AVAILABLE DATA:
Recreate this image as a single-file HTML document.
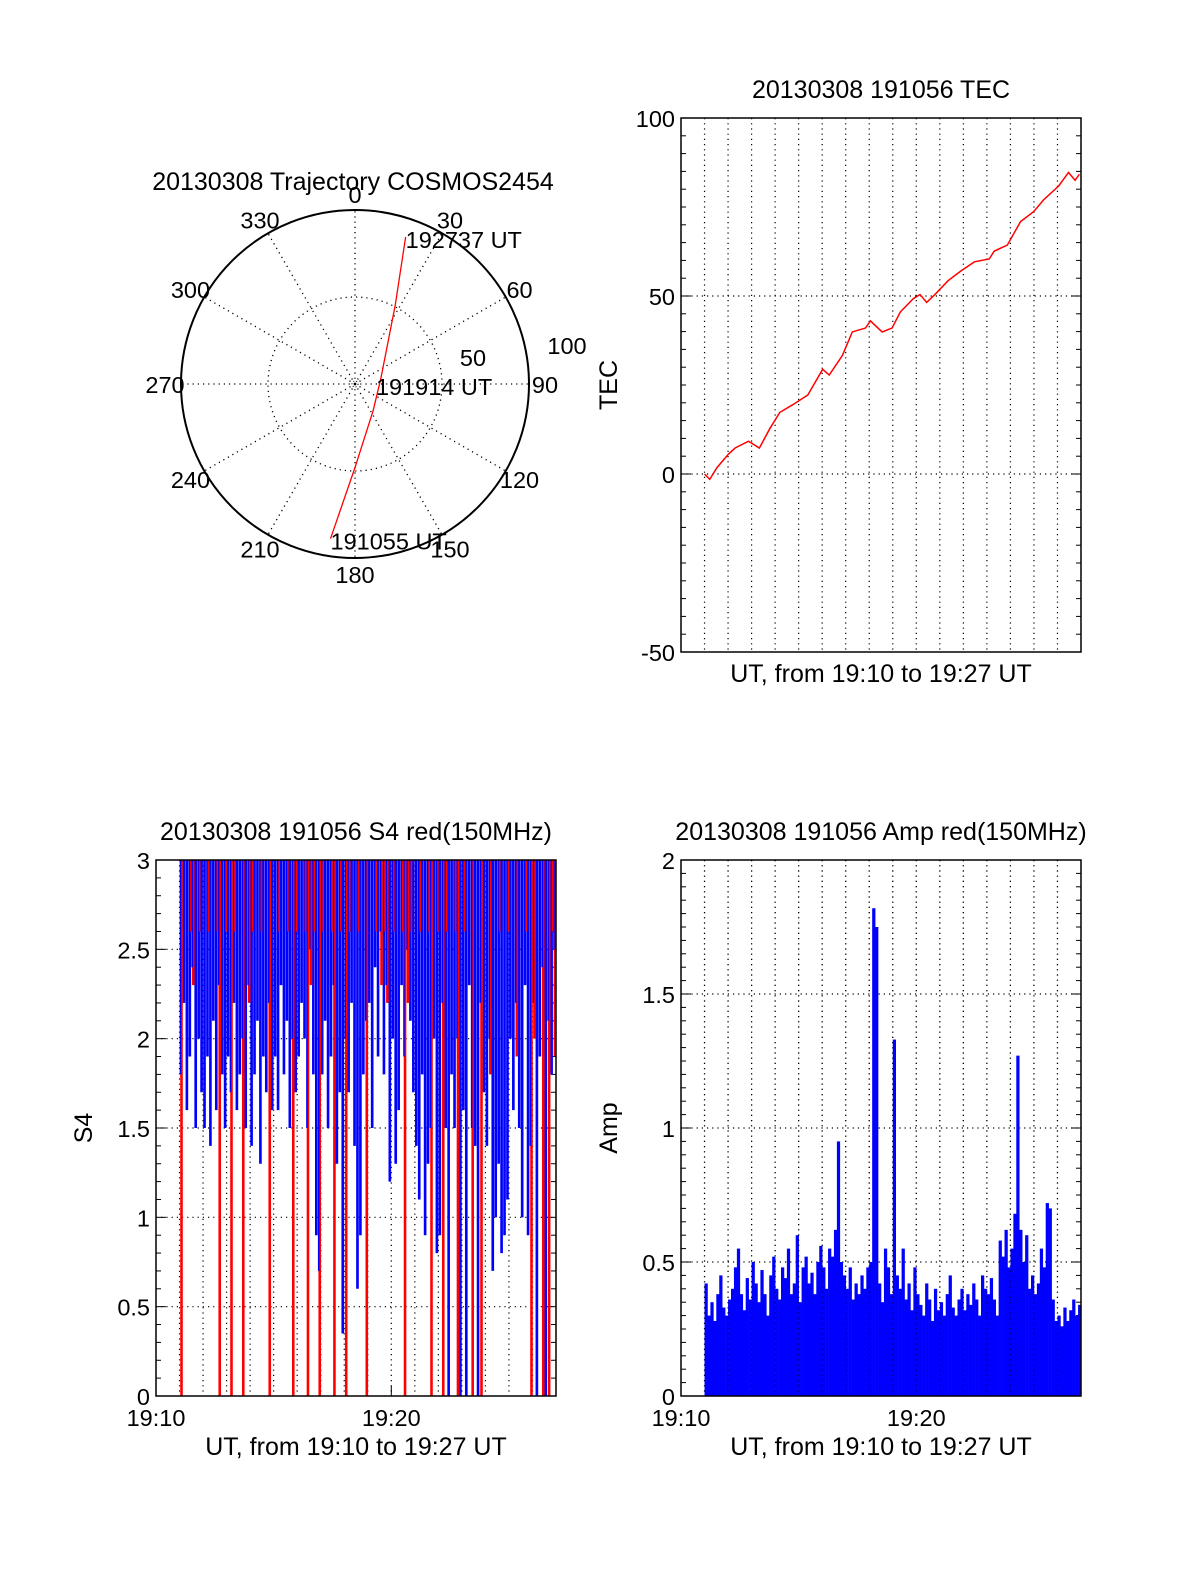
<!DOCTYPE html>
<html><head><meta charset="utf-8"><style>
html,body{margin:0;padding:0;background:#fff;}
svg text{font-family:"Liberation Sans",sans-serif;fill:#000;}
</style></head><body>
<svg id="root" xmlns="http://www.w3.org/2000/svg" width="1200" height="1575" viewBox="0 0 1200 1575">
<rect x="0" y="0" width="1200" height="1575" fill="#fff"/>
<g id="polar"></g>
<g id="tec"></g>
<g id="s4"></g>
<g id="amp"></g>
</svg>
<script>
// ---- data ----
const trajAz = [189, 180, 146, 77, 27, 19];
const trajZd = [90, 48, 18.6, 15.3, 51, 89.4];
const trajLabels = ["191055 UT", "191914 UT", "192737 UT"];
const polarAngles = [0,30,60,90,120,150,180,210,240,270,300,330];

const tecT = [11.0,11.22,11.53,12.02,12.3,12.87,13.33,13.78,14.2,14.76,15.39,16.02,16.3,16.86,17.28,17.84,18.05,18.55,18.97,19.32,19.88,20.16,20.44,20.79,21.35,21.91,22.47,23.1,23.31,23.87,24.43,24.99,25.41,26.05,26.47,26.75,26.93];
const tecV = [0,-1.5,1.8,5.6,7.3,9.2,7.3,12.8,17.3,19.5,22.2,29.4,27.8,33.3,39.9,41.0,43.0,39.9,41.0,45.5,49.3,50.4,48.2,50.4,54.3,57.1,59.6,60.4,62.6,64.3,70.9,73.7,77.0,80.9,84.7,82.5,84.2];
const tecTicks = [-50, 0, 50, 100];

const s4Blue = [
1.8,2.2,1.6,1.9,2.4,1.5,2.0,1.7,
1.5,1.9,1.4,2.1,1.6,2.3,1.8,1.5,
1.9,1.7,2.2,1.6,1.8,2.0,1.5,2.3,
1.4,1.8,2.1,1.3,1.9,1.7,2.2,1.6,
1.9,1.6,2.3,1.8,2.1,1.5,2.0,1.7,
1.9,2.2,2.0,1.5,2.5,1.8,0.9,0.7,
1.8,2.1,1.5,1.9,2.3,1.3,1.7,0.35,
2.0,1.7,2.2,1.4,0.6,0.9,1.8,2.1,
2.2,1.5,2.4,1.9,2.6,1.8,2.3,1.2,
2.0,1.3,1.6,2.3,1.9,2.5,2.1,1.7,
1.4,1.1,1.8,0.9,1.3,1.5,2.0,0.8,
0.9,2.2,1.5,0,1.8,1.5,2.0,0,
1.6,0,2.3,1.5,1.4,0,2.2,1.7,
1.4,2.0,0.7,1.0,1.3,0.8,0.9,1.1,
2.0,1.6,2.2,1.5,1.0,2.3,0.9,1.4,
2.2,0,1.9,2.4,0,2.1,1.8,2.5];
const s4Red = [
0,2.4,2.2,2.6,2.3,2.0,2.5,2.2,
2.3,2.1,2.6,2.4,2.2,0,2.3,2.5,
2.2,0,2.4,2.3,2.1,0,2.5,2.2,
2.4,2.2,2.6,2.3,2.1,2.5,0,2.2,
2.3,2.1,2.4,2.2,2.5,2.3,0,2.4,
2.2,2.5,2.1,0,2.3,2.4,2.2,0,
2.5,2.3,2.2,2.4,0,2.1,2.4,2.3,
0,2.2,2.5,2.3,2.4,2.2,2.1,0,
2.4,2.2,2.5,2.1,2.3,2.6,2.2,2.4,
2.3,2.5,2.1,2.4,0,2.2,2.5,2.3,
2.2,2.4,2.3,2.1,2.5,0,2.2,2.4,
2.3,0,2.2,2.4,2.5,2.3,0,2.1,
2.2,2.4,2.3,0,2.1,2.4,0,2.2,
2.0,1.8,2.4,2.1,2.2,1.9,2.3,2.0,
2.1,2.3,1.9,2.2,2.0,2.4,1.8,0,
2.0,2.2,1.9,0,2.1,0,2.0,1.9];
const s4Ticks = [0,0.5,1,1.5,2,2.5,3];

const ampV = [
.42,.30,.35,.28,.38,.45,.33,.30,
.36,.40,.48,.55,.38,.32,.44,.36,
.50,.42,.35,.47,.38,.30,.45,.52,
.40,.36,.48,.44,.55,.38,.42,.60,
.35,.48,.52,.42,.46,.38,.50,.56,
.48,.40,.55,.52,.62,.95,.50,.45,
.40,.48,.36,.42,.38,.45,.40,.48,
.50,1.82,1.75,.42,.35,.55,.48,.38,
1.33,.45,.40,.55,.36,.42,.32,.48,
.38,.34,.30,.42,.36,.28,.40,.32,
.35,.30,.38,.45,.33,.30,.36,.40,
.32,.38,.34,.42,.36,.30,.45,.40,
.38,.44,.36,.30,.58,.52,.62,.48,
.55,.68,1.27,.62,.50,.60,.40,.45,
.38,.42,.55,.48,.72,.70,.36,.28,
.30,.26,.33,.28,.32,.36,.30,.34];
const ampTicks = [0,0.5,1,1.5,2];
const xTickLabels = ["19:10","19:20"];

// ---- helpers ----
const NS = "http://www.w3.org/2000/svg";
function mk(parent, tag, attrs, text){
  const e = document.createElementNS(NS, tag);
  for (const k in attrs) e.setAttribute(k, attrs[k]);
  if (text !== undefined) e.textContent = text;
  parent.appendChild(e);
  return e;
}
const DOT = "1.2,4";
const FT = 25, FL = 23.5;

// ---- polar ----
(function(){
  const g = document.getElementById('polar');
  const cx = 355, cy = 384, R = 174;
  const pr = r => r / 100 * R;
  const t = mk(g,'text',{x:353,y:190,'font-size':FT,'text-anchor':'middle'},'20130308 Trajectory COSMOS2454');
  
  
  polarAngles.forEach(a=>{
    const rad = a*Math.PI/180;
    const l = mk(g,'line',{x1:cx,y1:cy,x2:cx+R*Math.sin(rad),y2:cy-R*Math.cos(rad),stroke:'#000','stroke-width':1.3,'stroke-dasharray':DOT});
    
    
    const lr = R + 16;
    const lb = mk(g,'text',{x:cx+lr*Math.sin(rad),y:cy-lr*Math.cos(rad)+9,'font-size':FL,'text-anchor':'middle'},String(a));
    
    
  });
  const c1 = mk(g,'circle',{cx:cx,cy:cy,r:pr(50),fill:'none',stroke:'#000','stroke-width':1.3,'stroke-dasharray':DOT});
  
  
  mk(g,'circle',{cx:cx,cy:cy,r:3,fill:'none',stroke:'#000','stroke-width':1,'stroke-dasharray':'1,2'});
  const c2 = mk(g,'circle',{cx:cx,cy:cy,r:R,fill:'none',stroke:'#000','stroke-width':2});
  
  
  const r50 = mk(g,'text',{x:473,y:366,'font-size':FL,'text-anchor':'middle'},'50');
  
  
  const r100 = mk(g,'text',{x:567,y:354,'font-size':FL,'text-anchor':'middle'},'100');
  
  
  const pts = trajAz.map((a,i)=>{const rad=a*Math.PI/180;return [cx+pr(trajZd[i])*Math.sin(rad), cy-pr(trajZd[i])*Math.cos(rad)];});
  const pl = mk(g,'polyline',{points:pts.map(p=>p.join(',')).join(' '),fill:'none',stroke:'#f00','stroke-width':1.3});
  
  
  const idx = [0, 3, trajAz.length-1];
  const offs = [[0,11],[-5,17],[0,11]];
  idx.forEach((k,j)=>{
    const tl = mk(g,'text',{x:pts[k][0]+offs[j][0],y:pts[k][1]+offs[j][1],'font-size':FL},trajLabels[j]);
    
    
  });
})();

// ---- generic axes ----
function axes(g, box, ymin, ymax, yTicks, minorStep, title, ylabel, xlabel, vgridMinutes, hgrid, xTicks){
  const sx = t => box.x0 + (t-10)/17*(box.x1-box.x0);
  const sy = v => box.y1 - (v-ymin)/(ymax-ymin)*(box.y1-box.y0);
  vgridMinutes.forEach(m=>{
    const l = mk(g,'line',{x1:sx(m),y1:box.y0,x2:sx(m),y2:box.y1,stroke:'#000','stroke-width':1.2,'stroke-dasharray':DOT});
    
    
  });
  hgrid.forEach(v=>{
    const l = mk(g,'line',{x1:box.x0,y1:sy(v),x2:box.x1,y2:sy(v),stroke:'#000','stroke-width':1.2,'stroke-dasharray':DOT});
    
    
  });
  const tt = mk(g,'text',{x:(box.x0+box.x1)/2,y:box.y0-20,'font-size':FT,'text-anchor':'middle'},title);
  
  
  yTicks.forEach(v=>{
    const lb = mk(g,'text',{x:box.x0-6,y:sy(v)+9,'font-size':FL,'text-anchor':'end'},String(v));
    
    
  });
  for (let v=ymin; v<=ymax+1e-9; v+=minorStep){
    const major = yTicks.some(t=>Math.abs(t-v)<1e-6);
    const len = major?10:5;
    mk(g,'line',{x1:box.x0,y1:sy(v),x2:box.x0+len,y2:sy(v),stroke:'#000','stroke-width':1});
    mk(g,'line',{x1:box.x1,y1:sy(v),x2:box.x1-len,y2:sy(v),stroke:'#000','stroke-width':1});
  }
  if (xTicks){
    xTicks.forEach((lbl,i)=>{
      const m = 10+i*10;
      const lb = mk(g,'text',{x:sx(m),y:box.y1+30,'font-size':FL,'text-anchor':'middle'},lbl);
      
      
      mk(g,'line',{x1:sx(m),y1:box.y1,x2:sx(m),y2:box.y1-10,stroke:'#000','stroke-width':1});
    });
  }
  const xl = mk(g,'text',{x:(box.x0+box.x1)/2,y:box.y1+(xTicks?59:30),'font-size':FT,'text-anchor':'middle'},xlabel);
  
  
  const yl = mk(g,'text',{x:0,y:0,'font-size':FT,'text-anchor':'middle',transform:`translate(${box.x0-64},${(box.y0+box.y1)/2}) rotate(-90)`},ylabel);
  
  
  return {sx, sy};
}
function frame(g, box){
  const f = mk(g,'rect',{x:box.x0,y:box.y0,width:box.x1-box.x0,height:box.y1-box.y0,fill:'none',stroke:'#000','stroke-width':1.5});
  
  
}
const minutes = []; for (let m=11;m<=26;m++) minutes.push(m);

// ---- TEC ----
(function(){
  const g = document.getElementById('tec');
  const box = {x0:681,x1:1081,y0:118,y1:652};
  const {sx,sy} = axes(g, box, -50, 100, tecTicks, 5, '20130308 191056 TEC', 'TEC', 'UT, from 19:10 to 19:27 UT', minutes, [0,50], null);
  const p = mk(g,'polyline',{points:tecT.map((t,i)=>sx(t)+','+sy(tecV[i])).join(' '),fill:'none',stroke:'#f00','stroke-width':1.5});
  
  
  frame(g, box);
})();

// ---- S4 ----
(function(){
  const g = document.getElementById('s4');
  const box = {x0:156,x1:556,y0:860,y1:1396};
  const {sx,sy} = axes(g, box, 0, 3, s4Ticks, 0.1, '20130308 191056 S4 red(150MHz)', 'S4', 'UT, from 19:10 to 19:27 UT', minutes, [0.5,1,1.5,2,2.5], xTickLabels);
  const step = sx(11+1/8)-sx(11);
  // red full-depth spikes behind
  s4Red.forEach((v,i)=>{
    const t = 11 + i/8;
    const l = mk(g,'line',{x1:sx(t)+step/2,y1:sy(3),x2:sx(t)+step/2,y2:sy(v),stroke:'#f00','stroke-width':1.6});
    
    
  });
  // blue full width
  s4Blue.forEach((v,i)=>{
    const t = 11 + i/8;
    const l = mk(g,'line',{x1:sx(t)+step/2,y1:sy(3),x2:sx(t)+step/2,y2:sy(v),stroke:'#00f','stroke-width':step*0.9});
    
    
  });
  // red patches on top for every third sample, and red zero-drops visible
  s4Red.forEach((v,i)=>{
    const t = 11 + i/8;
    if (i % 3 === 0 || v < s4Blue[i]) {
      const y2 = (i % 3 === 0) ? sy(Math.max(v, 2.6)) : sy(v);
      const l = mk(g,'line',{x1:sx(t)+step/2+1,y1:sy(3),x2:sx(t)+step/2+1,y2:(v < s4Blue[i] ? sy(v) : y2),stroke:'#f00','stroke-width':1.6});
      
      
    }
  });
  frame(g, box);
})();

// ---- Amp ----
(function(){
  const g = document.getElementById('amp');
  const box = {x0:681,x1:1081,y0:860,y1:1396};
  const {sx,sy} = axes(g, box, 0, 2, ampTicks, 0.05, '20130308 191056 Amp red(150MHz)', 'Amp', 'UT, from 19:10 to 19:27 UT', minutes, [0.5,1,1.5], xTickLabels);
  const w = sx(11+1/8)-sx(11);
  ampV.forEach((v,i)=>{
    const t = 11 + i/8;
    const r = mk(g,'rect',{x:sx(t),y:sy(v),width:w+0.3,height:sy(0)-sy(v),fill:'#00f'});
    
    
  });
  minutes.forEach(m=>{
    mk(g,'line',{x1:sx(m),y1:box.y0,x2:sx(m),y2:box.y1,stroke:'#000','stroke-width':1.2,'stroke-dasharray':DOT,opacity:0.6});
  });
  frame(g, box);
})();
</script>
</body></html>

EXERCISE REQUIREMENTS:
Starting at the top of the listing above, please restate word for word each line up to and including the one that holds "const tecTicks = [-50, 0, 50, 100];", omitting every image.

TASK RESPONSE:
Recreate this image as a single-file HTML document.
<!DOCTYPE html>
<html><head><meta charset="utf-8"><style>
html,body{margin:0;padding:0;background:#fff;}
svg text{font-family:"Liberation Sans",sans-serif;fill:#000;}
</style></head><body>
<svg id="root" xmlns="http://www.w3.org/2000/svg" width="1200" height="1575" viewBox="0 0 1200 1575">
<rect x="0" y="0" width="1200" height="1575" fill="#fff"/>
<g id="polar"></g>
<g id="tec"></g>
<g id="s4"></g>
<g id="amp"></g>
</svg>
<script>
// ---- data ----
const trajAz = [189, 180, 146, 77, 27, 19];
const trajZd = [90, 48, 18.6, 15.3, 51, 89.4];
const trajLabels = ["191055 UT", "191914 UT", "192737 UT"];
const polarAngles = [0,30,60,90,120,150,180,210,240,270,300,330];

const tecT = [11.0,11.22,11.53,12.02,12.3,12.87,13.33,13.78,14.2,14.76,15.39,16.02,16.3,16.86,17.28,17.84,18.05,18.55,18.97,19.32,19.88,20.16,20.44,20.79,21.35,21.91,22.47,23.1,23.31,23.87,24.43,24.99,25.41,26.05,26.47,26.75,26.93];
const tecV = [0,-1.5,1.8,5.6,7.3,9.2,7.3,12.8,17.3,19.5,22.2,29.4,27.8,33.3,39.9,41.0,43.0,39.9,41.0,45.5,49.3,50.4,48.2,50.4,54.3,57.1,59.6,60.4,62.6,64.3,70.9,73.7,77.0,80.9,84.7,82.5,84.2];
const tecTicks = [-50, 0, 50, 100];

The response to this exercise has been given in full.